Collected material:
================

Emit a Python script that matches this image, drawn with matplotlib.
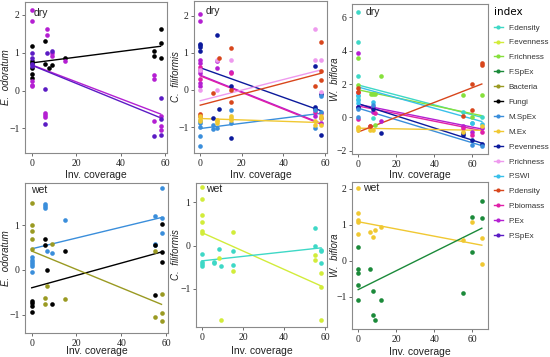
import matplotlib
matplotlib.use("Agg")
import matplotlib.pyplot as plt
from matplotlib.lines import Line2D

# colour for each index (legend order)
index_names = ["F.density", "F.evenness", "F.richness", "F.SpEx", "Bacteria", "Fungi",
               "M.SpEx", "M.Ex", "P.evenness", "P.richness", "P.SWI", "P.density",
               "P.biomass", "P.Ex", "P.SpEx"]
index_colors = ["#3ed8c6", "#d2ec3a", "#86e03c", "#1b8a3a", "#9a9a22", "#000000",
                "#3a8edb", "#f0c832", "#0c1a9c", "#ee9aee", "#38c0ea", "#d8461c",
                "#e020a8", "#b41fd2", "#5b1bc4"]

# each panel: index -> (x, y); fits: index -> (y at min x, y at max x)
eo_dry = {
    "Fungi": ([0, 0, 0, 0, 0, 0, 6, 6, 8, 9, 15, 55, 55, 58, 58, 58],
              [1.17, 0.79, 0.73, 0.6, 0.44, 0.33, 1.31, 0.71, 0.6, 0.68, 0.87, 1.04, 0.91, 1.62, 1.26, 0.87]),
    "P.Ex": ([0, 0, 0, 0, 0, 7, 7, 6, 6, 6, 9, 9, 15, 55, 55, 55, 58, 58, 58],
             [2.12, 1.83, 0.24, 0.16, 0.11, 1.62, 1.47, -0.6, -0.65, -0.7, 1.0, 0.9, 0.77, 0.42, 0.31, -0.8, -0.93, -1.05, -0.68]),
    "P.SpEx": ([0, 0, 0, 0, 6, 6, 7, 9, 55, 58, 58, 58],
               [1.0, 0.86, 0.7, 0.64, 0.05, -0.88, 1.0, 1.04, -1.2, -0.2, -0.75, -1.18]),
}
eo_dry_fit = {"Fungi": (0.73, 1.17), "P.Ex": (0.68, -0.62), "P.SpEx": (0.67, -0.72)}

cf_dry = {
    "P.Ex": ([0, 0, 0, 0, 0, 0, 0, 0, 8, 8, 15, 55, 58, 58],
             [2.05, 1.85, 0.8, 0.72, 0.55, 0.45, 0.2, 0.1, 0.78, 0.6, 0.48, -0.7, -0.9, -0.75]),
    "P.biomass": ([0, 0, 15, 55, 58],
                  [0.3, 0.62, 0.46, -0.6, -0.62]),
    "P.evenness": ([0, 0, 0, 0, 8, 9, 6, 15, 15, 55, 55, 55, 58, 58],
                   [1.25, 1.2, 1.15, 1.05, 1.48, -0.5, -0.75, 0.1, -1.3, 0.65, -0.45, -0.5, -1.22, -0.1]),
    "P.richness": ([0, 0, 8, 8, 15, 55, 55, 58, 58],
                   [0.0, 0.55, 0.0, 0.8, 0.8, 1.65, 0.8, 0.8, -0.05]),
    "P.density": ([0, 0, 6, 9, 15, 15, 15, 55, 58, 58, 58],
                  [-0.65, -0.7, -0.08, 0.85, 1.12, 0.0, -0.32, 0.12, 1.3, 0.5, 0.28]),
    "M.SpEx": ([0, 0, 0, 0, 0, 6, 6, 8, 15, 15, 55, 55, 58, 58],
               [-1.5, -1.25, -1.0, -0.9, -0.85, -1.05, -0.95, -1.02, -0.55, -0.9, -1.02, -0.55, -0.15, -0.6]),
    "M.Ex": ([0, 0, 0, 8, 8, 8, 15, 15, 15, 55, 55, 58, 58, 58],
             [-0.7, -0.78, -0.85, -0.8, -0.85, -0.9, -0.7, -0.75, -0.8, -0.85, -0.95, -0.7, -0.95, -0.75]),
}
cf_dry_fit = {"P.Ex": (0.4, -0.9), "P.biomass": (0.38, -0.92), "P.evenness": (0.6, -0.56),
              "P.richness": (-0.29, 0.54), "P.density": (-0.41, 0.45),
              "M.SpEx": (-1.04, -0.63), "M.Ex": (-0.77, -0.88)}

wb_dry = {
    "F.density": ([0, 0, 0, 0, 0, 8, 55, 60, 65],
                  [6.32, 4.54, 2.48, 1.3, 1.1, -0.06, 0.34, -0.36, 0.04]),
    "F.richness": ([0, 0, 7, 8, 9, 12, 9, 55, 60, 65],
                   [3.58, 1.94, 1.38, 1.38, 1.38, 2.48, -0.46, 1.36, 0.04, 1.36]),
    "P.SWI": ([0, 0, 0, 8, 60, 65],
              [1.34, 1.04, 0.84, 0.94, -0.36, -0.4]),
    "P.Ex": ([0, 0, 8, 8, 12, 55, 60, 65],
             [3.88, 0.64, 0.64, 0.3, -0.2, -0.52, -0.86, -0.66]),
    "P.biomass": ([0, 0, 6, 9, 55, 60, 65],
                  [1.5, -0.1, -0.5, 0.24, -0.64, -1.06, -0.86]),
    "P.evenness": ([0, 8, 12, 55, 55, 60, 65],
                   [0.6, 0.5, -0.96, -0.96, -1.06, -1.36, -1.6]),
    "M.SpEx": ([0, 0, 8, 60, 65],
               [0.04, 0.5, 0.74, -1.66, -1.7]),
    "M.Ex": ([0, 0, 0, 6, 8, 55, 65],
             [-0.56, -0.66, -0.76, -0.76, -0.76, -0.86, -0.52]),
    "P.density": ([0, 0, 6, 55, 60, 60, 65, 65],
                  [1.74, 1.5, -0.52, 0.08, 1.98, 0.44, 3.28, 3.14]),
}
wb_dry_fit = {"F.density": (1.94, 0.0), "F.richness": (1.65, 0.1), "P.SWI": (1.82, -0.25),
              "P.Ex": (0.78, -0.7), "P.biomass": (0.68, -0.8), "P.evenness": (0.82, -1.55),
              "M.SpEx": (0.55, -1.7), "M.Ex": (-0.65, -0.78), "P.density": (-0.88, 2.0)}

eo_wet = {
    "M.SpEx": ([0, 0, 0, 0, 0, 0, 6, 6, 6, 7, 9, 15, 55, 55, 55, 58, 58, 58],
               [0.28, 0.22, 0.17, 0.12, 0.08, -0.05, 1.47, 1.43, 1.38, 0.43, 0.37, 1.11, 1.2, 0.58, 0.55, 1.83, 1.16, 0.83]),
    "Fungi": ([0, 0, 0, 0, 6, 6, 7, 9, 15, 55, 55, 58, 58, 58],
              [-0.7, -0.75, -0.8, -0.93, 0.7, 0.55, -0.01, -0.77, 0.43, 0.55, -0.56, 1.02, 0.4, 0.18]),
    "Bacteria": ([0, 0, 0, 0, 0, 6, 6, 7, 9, 15, 55, 55, 58, 58, 58],
                 [1.5, 1.01, 0.87, 0.68, 0.47, -0.62, -0.77, -0.35, 0.58, -0.65, 0.43, -1.06, -0.53, -0.96, -1.15]),
}
eo_wet_fit = {"M.SpEx": (0.47, 1.17), "Fungi": (-0.4, 0.4), "Bacteria": (0.42, -0.77)}

cf_wet = {
    "F.evenness": ([0, 0, 0, 0, 0, 0, 8, 9, 15, 15, 55, 55, 58, 58, 58],
                   [1.35, 1.08, 0.72, 0.55, 0.33, 0.3, -0.28, -1.72, 0.32, -0.58, -0.22, -0.33, -0.62, -0.95, -1.72]),
    "F.density": ([0, 0, 0, 0, 6, 6, 8, 9, 15, 15, 55, 55, 58, 58, 58],
                  [-0.2, -0.38, -0.43, -0.48, -0.38, -0.4, -0.08, -0.48, -0.13, -0.45, 0.4, 0.0, -0.1, -0.13, -0.4]),
}
cf_wet_fit = {"F.evenness": (0.3, -0.93), "F.density": (-0.35, -0.05)}

wb_wet = {
    "M.Ex": ([0, 0, 0, 0, 0, 6, 8, 9, 12, 55, 60, 65, 65],
             [2.02, 1.32, 1.12, 1.08, 0.75, 0.8, 0.65, 0.85, 0.93, 0.57, 1.07, 0.64, -0.09]),
    "F.SpEx": ([0, 0, 0, 0, 0, 6, 8, 8, 9, 12, 55, 60, 60, 65, 65],
               [0.38, -0.22, -0.35, -0.68, -1.1, -0.22, -0.85, -1.5, -1.65, -1.1, -0.89, 1.22, 0.23, 1.66, 1.18]),
}
wb_wet_fit = {"M.Ex": (1.08, 0.43), "F.SpEx": (-0.8, 0.9)}

x_ticks = [0, 20, 40, 60]

W, H = 550, 357
color_of = dict(zip(index_names, index_colors))


def box(l, t, r, b):
    return [l / W, 1 - b / H, (r - l) / W, (b - t) / H]


# rect, data, fits, ylabel, tag, xlim, ylim, yticks, tag pos, ylabel x, xlabel y
panels = [
    (box(25, 2, 167, 153), eo_dry, eo_dry_fit, "E.  odoratum", "dry", (-3, 60.9), (-1.65, 2.34),
     [-1, 0, 1, 2], (0.06, 0.93), -0.1, -0.11),
    (box(194, 1, 327, 153), cf_dry, cf_dry_fit, "C.  filiformis", "dry", (-3, 60.9), (-1.7, 2.4),
     [-1, 0, 1, 2], (0.09, 0.935), -0.1, -0.11),
    (box(352, 4, 488, 154), wb_dry, wb_dry_fit, "W.  biflora", "dry", (-3.25, 68.25), (-2.2, 6.8),
     [-2, 0, 2, 4, 6], (0.1, 0.945), -0.085, -0.105),
    (box(25, 183, 168, 333), eo_wet, eo_wet_fit, "E.  odoratum", "wet", (-3, 60.9), (-1.41, 1.94),
     [-1, 0, 1], (0.045, 0.955), -0.1, -0.09),
    (box(196, 183, 327, 327), cf_wet, cf_wet_fit, "C.  filiformis", "wet", (-3, 60.9), (-1.88, 1.45),
     [-1, 0, 1], (0.075, 0.96), -0.115, -0.13),
    (box(352, 182, 488, 329), wb_wet, wb_wet_fit, "W.  biflora", "wet", (-3.25, 68.25), (-1.89, 2.18),
     [-1, 0, 1, 2], (0.08, 0.96), -0.085, -0.12),
]

fig = plt.figure(figsize=(W / 100, H / 100), dpi=100)

for rect, data, fits, ylabel, tag, xlim, ylim, yticks, tpos, ylx, xly in panels:
    ax = fig.add_axes(rect)
    for name, (xs, ys) in data.items():
        c = color_of[name]
        ax.scatter(xs, ys, s=11, color=c, linewidths=0, zorder=3)
        y0, y1 = fits[name]
        ax.plot([min(xs), max(xs)], [y0, y1], color=c, lw=1.0, zorder=2)
    ax.set_xlim(*xlim)
    ax.set_ylim(*ylim)
    ax.set_xticks(x_ticks)
    ax.set_yticks(yticks)
    ax.tick_params(length=2.5, width=0.6, color="#555555", labelsize=7, pad=1.5)
    for lab in ax.get_xticklabels() + ax.get_yticklabels():
        lab.set_family("Liberation Serif")
        lab.set_color("#222222")
    for sp in ax.spines.values():
        sp.set_color("#8a8a8a")
        sp.set_linewidth(0.8)
    ax.set_xlabel("Inv. coverage", fontsize=7.5, family="Liberation Sans", color="#222222")
    ax.set_ylabel(ylabel, fontsize=7, family="Liberation Sans", style="italic", color="#222222")
    ax.yaxis.set_label_coords(ylx, 0.5)
    ax.xaxis.set_label_coords(0.5, xly)
    ax.text(tpos[0], tpos[1], tag, transform=ax.transAxes, fontsize=7.5, family="Liberation Sans",
            ha="left", va="center", color="#222222")

handles = [Line2D([], [], color=c, lw=1.0, marker="o", markersize=3, markeredgewidth=0)
           for c in index_colors]
leg = fig.legend(handles, index_names, loc="upper left", bbox_to_anchor=(488 / W, 1 - 1 / H),
                 frameon=False, title="index", title_fontsize=7.5,
                 handlelength=1.2, handletextpad=0.6, labelspacing=0.9, borderpad=0.2,
                 alignment="left", prop={"family": "Liberation Sans", "size": 5.8})
for t in leg.get_texts():
    t.set_color("#333333")

fig.savefig("out.png", dpi=100)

================

What is required: Skip the pictures and restate exactly the lines from the beginning of the listing to the line with "from matplotlib.lines import Line2D", that line included.

Answer to the task:
Emit a Python script that matches this image, drawn with matplotlib.
import matplotlib
matplotlib.use("Agg")
import matplotlib.pyplot as plt
from matplotlib.lines import Line2D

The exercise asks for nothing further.